Chiral amine is an interesting motive, commonly seen in pharmaceuticals and in chiral auxiliaries and ligands. They are often made from imines and N-heteroarenes by hydrogenation or nucleophilic addition. Traditionally metallic Lewis acids, with chiral ligands, have been used to catalyse these reactions. Recently, interest has grown towards metal-free catalytic systems and this thesis will focus on two emerging fields: chiral counter-ion directed catalysis and asymmetric hydrogenations with frustrated Lewis pairs.
In chiral counter-ion directed catalysis, the chiral catalyst is an organic ion that can bind together with a reagent of opposite charge, where the main binding force is electronic interaction of the ion-pair. Common motives are deprotonated phosphates and disulphonamides. They allow close contact between the ion-pair, which is beneficial for high enantioselectivity. They can also act as a proton shuttle, which speeds up the reaction. Usually the catalyst has a chiral pocket, where the charged group is deeply embedded and surrounded by bulky aromatic groups. These bulky groups orient the reagent, so that the nucleophilic addition is blocked from one side. Imines and N-heteroarenes are excellent reagents for chiral anion catalysis, since they can be easily made cationic by protonation or acetylation. All major reaction types of these substrates can be done with acceptable yields and enantioselectivity.

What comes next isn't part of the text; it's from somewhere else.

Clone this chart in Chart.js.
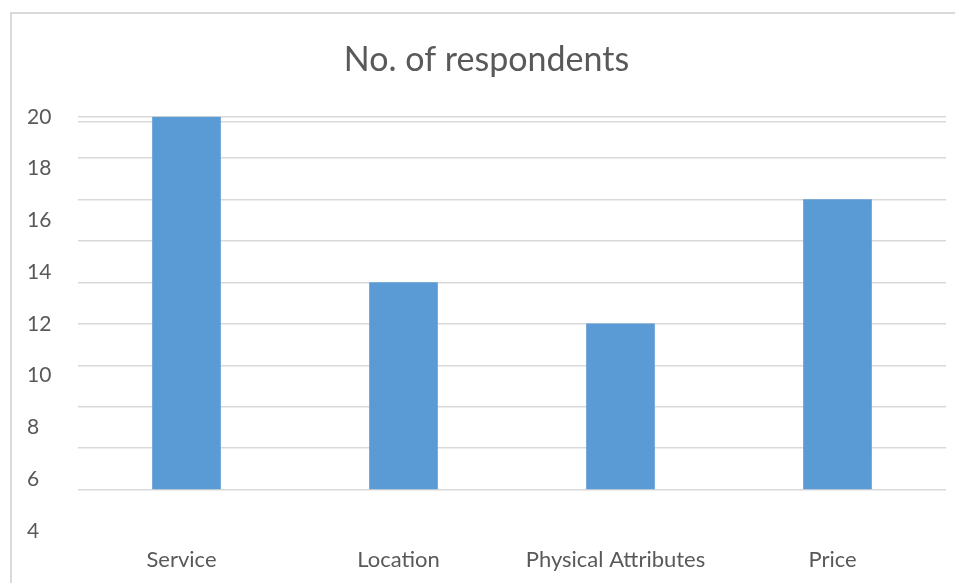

Frustrated Lewis pair consists of a Lewis acidic and basic group together in one molecule or in two separate ones. Classical Lewis reactivity is kinetically blocked by bulky substituents and therefore they can exist together in a solution. The pair has high thermodynamical energy, which can be used to activate small molecules, for example by splitting dihydrogen into hydride and proton. The activated hydrogen can be catalytically transferred to imines and N-heteroarenes to reduce them. Detailed mechanisms for general hydrogen activation and hydrogen transfer are presented, with some insights into structure-activity relationships. If a chiral group is introduced to the frustrated Lewis pair, chiral amines can be obtained. Generally, the activity and enantioselectivity are lower than with organometal catalyst alternatives, but with certain small imines and N-heteroarenes results are the best seen in asymmetric catalytic hydrogenation. The field hasn’t been yet much explored, but these exceptional results should encourage further studies.